AGRICULTURAL PROPERTY – Transferring the family farm: A brief guide to Agricultural Relief in Capital Acquisitions Tax

The Agricultural Relief Scheme creates an exemption for those being gifted or inheriting agricultural land which would otherwise be subject to Capital Acquisitions Tax.

Normally, any gifts received or inherited would be taxed at a rate of 33% over a certain amount that varies depending on the person’s relationship to the donor.

However this is not the case when the donor is a Farmer and the lands are continued to be used for agricultural purposes.

A farmer is considered under the scheme as someone with 80% of their gross property (after receiving the gift or inheritance) consisting of agricultural property.

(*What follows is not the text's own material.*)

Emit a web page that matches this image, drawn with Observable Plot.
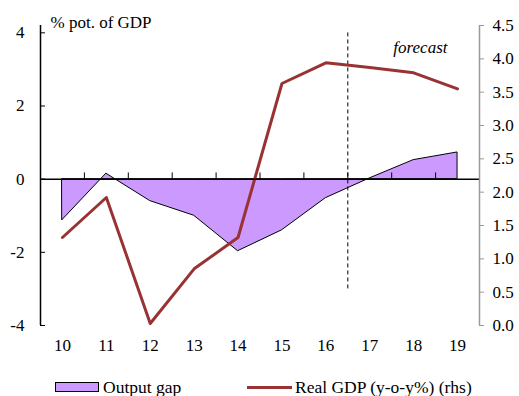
<!DOCTYPE html>
<html>
<head>
<meta charset="utf-8">
<script src="https://cdn.jsdelivr.net/npm/d3@7"></script>
<script src="https://cdn.jsdelivr.net/npm/@observablehq/plot@0.6"></script>
<style>
  body { margin: 0; background: #fff; font-family: "Liberation Serif", "Times New Roman", serif; }
  #wrap { position: relative; width: 519px; height: 396px; }
  #chart svg, #chart svg text { font-family: "Liberation Serif", "Times New Roman", serif !important; }
  #legend { position: relative; width: 519px; height: 34px; font-size: 17.5px; color: #000; font-family: "Liberation Serif", "Times New Roman", serif; }
  .lg { position: absolute; white-space: nowrap; }
</style>
</head>
<body>
<div id="wrap">
  <div id="chart"></div>
  <div id="legend">
    <div class="lg" style="left:55px;top:20px;width:44px;height:10px;background:#cc99ff;border:1.5px solid #000;box-sizing:border-box;"></div>
    <div class="lg" style="left:103px;top:14px;line-height:22px;">Output gap</div>
    <div class="lg" style="left:247px;top:23.5px;width:45px;height:3px;background:#993333;"></div>
    <div class="lg" style="left:295px;top:14px;line-height:22px;">Real GDP (y-o-y%) (rhs)</div>
  </div>
</div>
<script>
// Data
const years = [10, 11, 12, 13, 14, 15, 16, 17, 18, 19];
const outputGap = [-1.12, 0.15, -0.6, -1.0, -1.97, -1.4, -0.52, 0.02, 0.52, 0.73];
const realGDP = [1.32, 1.92, 0.03, 0.85, 1.32, 3.63, 3.94, 3.87, 3.79, 3.55];
const leftTicks = [-4, -2, 0, 2, 4];
const rightTicks = [0, 0.5, 1, 1.5, 2, 2.5, 3, 3.5, 4, 4.5];
const forecastStart = 16.5;

// Left scale domain and mapping of the right-hand axis onto it
const leftMin = -4, leftMax = 4.2;
const rightMin = 0, rightMax = 4.5;
const toLeft = v => leftMin + (v - rightMin) * (leftMax - leftMin) / (rightMax - rightMin);
const fromLeft = v => rightMin + (v - leftMin) * (rightMax - rightMin) / (leftMax - leftMin);

const gapData = years.map((y, i) => ({year: y, value: outputGap[i]}));
const gdpData = years.map((y, i) => ({year: y, value: toLeft(realGDP[i])}));
const boundaries = years.slice(0, -1).map(y => y + 0.5);

const W = 519, H = 362, mL = 40, mR = 40, mT = 25, mB = 37;
const plotW = W - mL - mR;
const serif = "Liberation Serif, Times New Roman, serif";

const chart = Plot.plot({
  width: W,
  height: H,
  marginLeft: mL,
  marginRight: mR,
  marginTop: mT,
  marginBottom: mB,
  style: {fontFamily: serif, fontSize: "17px", color: "#000", background: "#fff", overflow: "visible"},
  x: {type: "linear", domain: [years[0] - 0.5, years[years.length - 1] + 0.5], axis: null, label: null},
  y: {domain: [leftMin, leftMax], axis: null, label: null},
  marks: [
    Plot.areaY(gapData, {x: "year", y: "value", fill: "#cc99ff", stroke: "#000", strokeWidth: 1, curve: "linear"}),
    Plot.ruleX([forecastStart], {y1: -3, y2: 4.05, stroke: "#000", strokeWidth: 1, strokeDasharray: "4,3"}),
    Plot.line(gdpData, {x: "year", y: "value", stroke: "#993333", strokeWidth: 3}),
    // zero line with upward ticks at category boundaries
    Plot.ruleY([0], {stroke: "#000", strokeWidth: 1.5}),
    Plot.ruleX(boundaries, {y1: 0, y2: 0.17, stroke: "#000", strokeWidth: 1}),
    // left axis
    Plot.ruleX([years[0] - 0.5], {y1: leftMin, y2: leftMax, stroke: "#000", strokeWidth: 1.5}),
    Plot.ruleY(leftTicks, {y: d => d, insetRight: plotW - 5, stroke: "#000", strokeWidth: 1}),
    Plot.axisY(leftTicks, {anchor: "left", label: null, tickSize: 0, tickPadding: 16, fontFamily: serif, fontSize: 17, tickFormat: d => String(d)}),
    // right axis (rhs)
    Plot.ruleX([years[years.length - 1] + 0.5], {y1: leftMin, y2: leftMax, stroke: "#999", strokeWidth: 1.5}),
    Plot.ruleY(rightTicks.map(toLeft), {y: d => d, insetLeft: plotW, insetRight: -5, stroke: "#999", strokeWidth: 1}),
    Plot.axisY(rightTicks.map(toLeft), {anchor: "right", label: null, tickSize: 0, tickPadding: 13, fontFamily: serif, fontSize: 17, tickFormat: d => fromLeft(d).toFixed(1)}),
    // x axis labels
    Plot.axisX(years, {anchor: "bottom", label: null, tickSize: 0, tickPadding: 13, fontFamily: serif, fontSize: 17, tickFormat: d => String(d)}),
    // annotations
    Plot.text(["% pot. of GDP"], {frameAnchor: "top-left", dx: 10, dy: -3, textAnchor: "start", lineAnchor: "middle", fontFamily: serif, fontSize: 17}),
    Plot.text(["forecast"], {frameAnchor: "top-right", dx: -32, dy: 22, textAnchor: "end", lineAnchor: "middle", fontStyle: "italic", fontFamily: serif, fontSize: 17})
  ]
});
document.getElementById("chart").appendChild(chart);
</script>
</body>
</html>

The scheme operates by offering a 90% reduction on how the market value of the property is calculated. Therefore if the total value of the lands is €5 million, the recipient will only be taxed on the sum of €500,000.

The relief is Dependent on the property not being sold within six years of receipt. If it is sold in order for it to be replaced, this must be done within one year, otherwise the benefits will be withdrawn by the Revenue.

The benefits of the scheme are clear as it allows for a farming business to continue to run and operate within the family without the need for it to be sold in order to satisfy a debt to the Revenue.

The scheme also covers the gifting of a farm to a niece or nephew. This is known as ‘Favorite Nephew Relief’ and applies to nieces, neph¬ews, brothers, sisters and step or adopted children who have worked between 15 and 24 hours a week on the farm.